The speed limit on sections of the A697, which has been branded one of the most accident-ridden A-class roads in the UK, could be reduced to improve its safety record.
A series of serious smashes in 2012, which included some fatalities, prompted Coun Glen Sanderson to call for urgent action to be taken.
The plea has led to the creation of the A697 Working Group, made up of a number of county councillors, and the committee held its first meeting recently.
A series of measures to improve its safety are being investigated, including lowering the 60mph speed limit in places.
Coun Sanderson, ward member for Longhorsley, said: “The purpose of the group is to try to concentrate on what is one of the most accident-ridden A-class roads in the UK.
“Initial work by engineers suggest that a lowering of the speed limit on some sections from 60mph to 50mph might be considered. Speed indicator signs might be utilised in a number of villages.”
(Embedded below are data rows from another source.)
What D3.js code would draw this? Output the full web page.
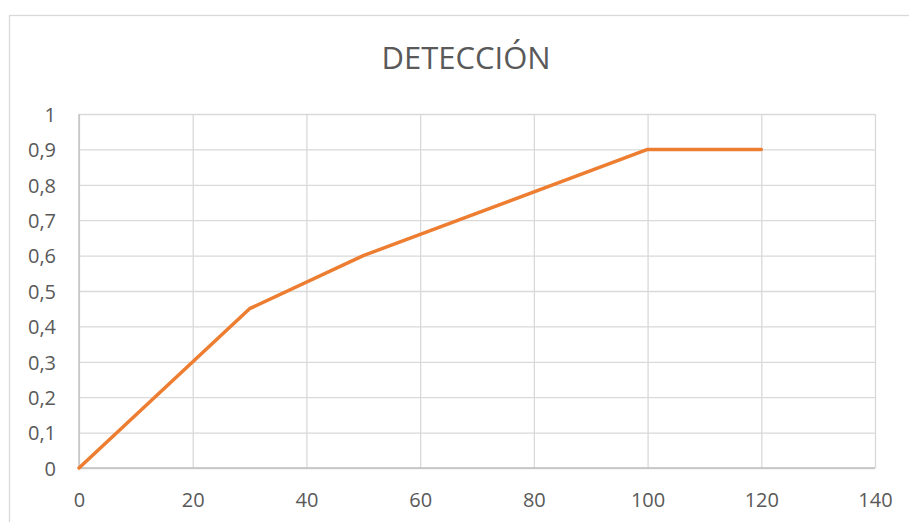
<!DOCTYPE html>
<html>
<head>
<meta charset="utf-8">
<script src="https://cdn.jsdelivr.net/npm/d3@7"></script>
<style>
  html, body { margin: 0; padding: 0; background: #ffffff; }
  svg { display: block; }
  text { font-family: "Open Sans", "Liberation Sans", sans-serif; fill: #595959; }
</style>
</head>
<body>
<svg id="chart" width="909" height="522"></svg>
<script>
// Detection curve: x value against detection rate
const xValues = [0, 30, 50, 100, 120];
const yValues = [0, 0.45, 0.6, 0.9, 0.9];
const xTicks = [0, 20, 40, 60, 80, 100, 120, 140];
const yTicks = [0, 0.1, 0.2, 0.3, 0.4, 0.5, 0.6, 0.7, 0.8, 0.9, 1];
const title = "DETECCIÓN";

const svg = d3.select("#chart");
const W = 909, H = 522;
const plot = { left: 79, right: 875, top: 114, bottom: 468 };

// Chart frame
svg.append("rect")
  .attr("x", 9.5).attr("y", 15.5)
  .attr("width", W).attr("height", H)
  .attr("fill", "#ffffff")
  .attr("stroke", "#d9d9d9").attr("stroke-width", 1.3);

const x = d3.scaleLinear().domain([0, 140]).range([plot.left, plot.right]);
const y = d3.scaleLinear().domain([0, 1]).range([plot.bottom, plot.top]);

// Vertical gridlines
svg.append("g")
  .attr("transform", `translate(0,${plot.bottom})`)
  .call(d3.axisBottom(x).tickValues(xTicks).tickSize(-(plot.bottom - plot.top)).tickFormat(""))
  .call(g => g.select(".domain").remove())
  .call(g => g.selectAll("line").attr("stroke", "#d9d9d9").attr("stroke-width", 1.3));

// Horizontal gridlines
svg.append("g")
  .attr("transform", `translate(${plot.left},0)`)
  .call(d3.axisLeft(y).tickValues(yTicks).tickSize(-(plot.right - plot.left)).tickFormat(""))
  .call(g => g.select(".domain").remove())
  .call(g => g.selectAll("line").attr("stroke", "#d9d9d9").attr("stroke-width", 1.3));

// Axis lines
svg.append("line")
  .attr("x1", plot.left).attr("x2", plot.right)
  .attr("y1", plot.bottom).attr("y2", plot.bottom)
  .attr("stroke", "#bfbfbf").attr("stroke-width", 1.3);
svg.append("line")
  .attr("x1", plot.left).attr("x2", plot.left)
  .attr("y1", plot.top).attr("y2", plot.bottom)
  .attr("stroke", "#bfbfbf").attr("stroke-width", 1.3);

// X tick labels
const xAxis = svg.append("g")
  .attr("transform", `translate(0,${plot.bottom})`)
  .call(d3.axisBottom(x).tickValues(xTicks).tickSize(0).tickPadding(0).tickFormat(d3.format("d")));
xAxis.select(".domain").remove();
xAxis.selectAll("text")
  .attr("y", 39).attr("dy", null)
  .style("font-size", "20px")
  .attr("fill", "#595959");

// Y tick labels, decimal comma
const commaFmt = d => d === 0 || d === 1 ? String(d) : d3.format(".1f")(d).replace(".", ",");
const yAxis = svg.append("g")
  .attr("transform", `translate(${plot.left},0)`)
  .call(d3.axisLeft(y).tickValues(yTicks).tickSize(0).tickPadding(23).tickFormat(commaFmt));
yAxis.select(".domain").remove();
yAxis.selectAll("text")
  .attr("dy", "0.36em")
  .style("font-size", "20px")
  .attr("fill", "#595959");

// Title
svg.append("text")
  .attr("x", 466).attr("y", 69)
  .attr("text-anchor", "middle")
  .style("font-size", "31px")
  .attr("fill", "#595959")
  .text(title);

// Series line
const points = xValues.map((v, i) => [v, yValues[i]]);
svg.append("path")
  .datum(points)
  .attr("fill", "none")
  .attr("stroke", "#ed7d31")
  .attr("stroke-width", 3.5)
  .attr("stroke-linejoin", "round")
  .attr("stroke-linecap", "round")
  .attr("d", d3.line().x(d => x(d[0])).y(d => y(d[1])));
</script>
</body>
</html>
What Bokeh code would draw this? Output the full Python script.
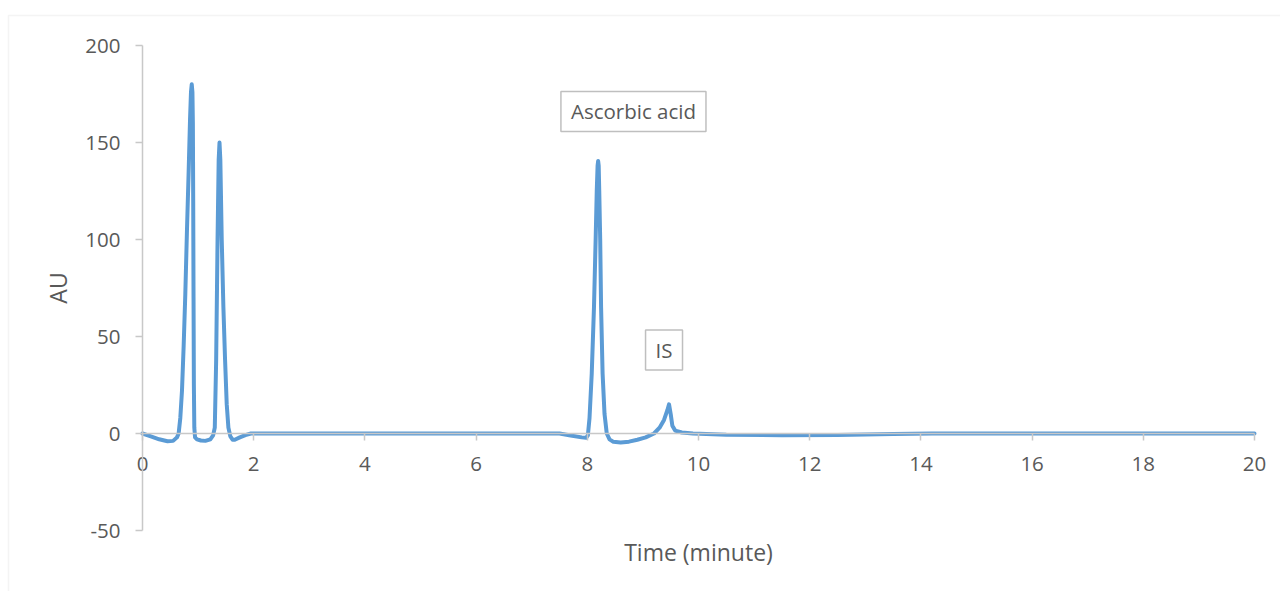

Latest accident figures for the past five years show that there have been five fatal, 30 serious and 110 slight accidents on the A697.
Coun Sanderson told the Gazette that the worst section was within his ward area, from Heighley Gate through to Longframlington.
He said: “Initial work suggests that it is the mix of traffic and weather conditions that are largely to blame for the majority of accidents. However, I firmly believe that speed is an issue.”
In July, Coun Sanderson criticised the Northumbria Safer Roads Initiative, which is a combination of organisations, including the county council and Northumbria Police, for ignoring the A697.
His scathing remarks came after discovering that mobile speed camera vans had not been deployed along the stretch of road in the six months up until June last year.
He wrote to Northumbria Police and Crime Commissioner Vera Baird about the issue and will ask for a speed camera update in three months time.
He added: “I was shocked recently to discover that a camera van had visited an area near Morpeth with a far lower accident record on 18 occasions over the past year and handed out more than 2,300 fixed penalty notices.
“The county council contributes almost £130,000 to the partnership so the council should be lobbying the partnership to deploy these vans where the accidents are.
“The council must not lose sight of the importance of the road. The working group is keen to see this unacceptable level of accidents fall.”